I diritti e i doveri di un lit-blog



Lit-blog, che? Espressione orripilante. Che simili cretinate abbiano vita e senso è a causa della crisi della letteratura. E poi, se pure un blog da niente come il mio, mai aggiornato, mal curato, cattivo e gratuito, ottiene un minimo di attenzione da parte di autori ed editori, significa proprio che qualcosa non va.

Dico autori ed editori, perché sono questi, sospetto, i lettori principali delle mie recensioni. I lettori veri mancano. Esistono ma chissà dove stanno e come si comportano. Sarei orientato a lasciarli stare, liberi, come si fa con le specie protette. Ma pare che invece sia necessario catturarli, per portarli a forza in libreria. Per educarli.

Se c'è crisi nell'arte letteraria è perché mancano i lettori. E i lettori mancano perché c'è crisi nell'arte letteraria. Da una parte abbiamo l'insensibilità culturale del pubblico. Dall'altra la scarsa qualità dei prodotti culturali. E in mezzo ci stanno giornali, riviste e siti specialistici, che dedicano poco spazio ai libri, e non sanno fare più critica. Sotto, invece, ci sono i blog, come il mio, che non servono a un cazzo, e si tengono così lontani da vera critica e sporca promozione.

Si dice da cento anni che la critica non è più critica. Che le recensioni non interessano né servono. Meglio un comunicato stampa, a 'sto punto. Ma cosa dovrebbe fare una recensione per servire? 
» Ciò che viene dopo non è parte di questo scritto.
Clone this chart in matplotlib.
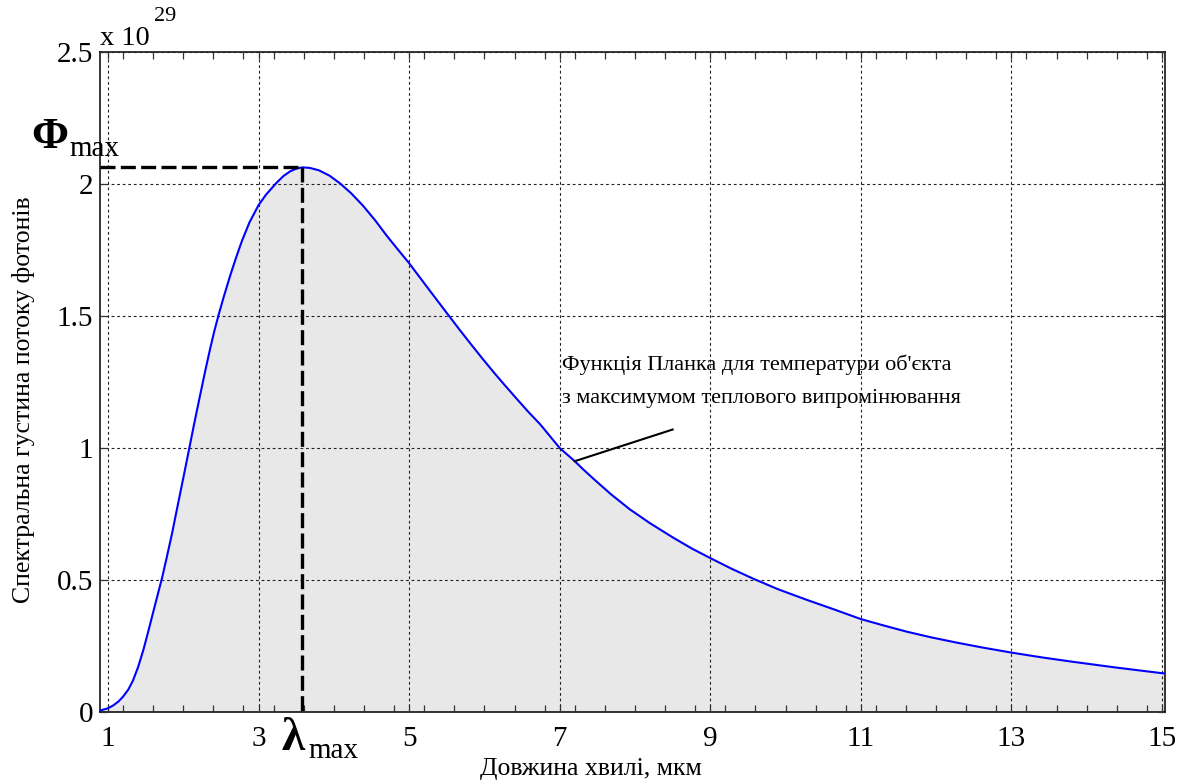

Non lo so, e non è un mio problema. Ho scelto la via della confusione, del solipsismo mischiato alla provocazione perché non ho pretese di far critica seria. Ma so che un certo solipsismo e troppe provocazioni sono dannose in altri contesti. Prendete quelle recensioni che appaiono su Minima & Moralia. Nel migliore dei casi sono pezzi senza contenuto, vacui, sterili, zero analisi, zero punti di vista, zero funzionalità. Nel peggiore sono polpettoni di egocentrismo e citazionismo. Il recensore fa di tutto per non farti capire niente e per dimostrarti che lui ha capito tutto. Del libro in questione parla a stento. 

così a cazzo
Così a cazzo

Certe recensioni trasmettono odio. Ti fanno passare la voglia di leggere quel libro, anche se ne parlano benissimo. Ti fanno sentire fuori posto, escluso da verità che conoscono solo il recensore e i quattro compagni suoi. Il linguaggio criptico e poetico è uno devi vizi peggiori della critica contemporanea. Gli apprezzamenti ingiustificati sono il secondo male più diffuso. Il recensore ci dice che quel romanzo è bellissimo e struggente. E non ci spiega mai il perché.

Approfondimento culturale, lo chiamano.

La buona recensione dovrebbe essere produttiva, funzionale. Chiara. Dovrebbe offrire strumenti di comprensione o di riflessione. Quindi preferisco di gran lunga quei pezzi che su limitano a fare un riassunto della trama: almeno mi comunicano qualcosa! L'ideale sarebbe avere di fronte un pezzo che non solo mi mette in luce gli snodi essenziali della trama, i contenuti fondamentali (senza scadere nella sinossi) ma mi dà pure qualche elemento su cui riflettere o qualche informazione che potrebbe coinvolgermi. Il giudizio serve, ma è secondario. La pars destruens può essere utile, ma da sola è irritante.

E io appunto punto a quello, a irritare. Ma lo faccio solo quando sono irritato davvero. Altrimenti taccio. E poi, come dicevo, io sto sotto, cioè fuori dal discorso.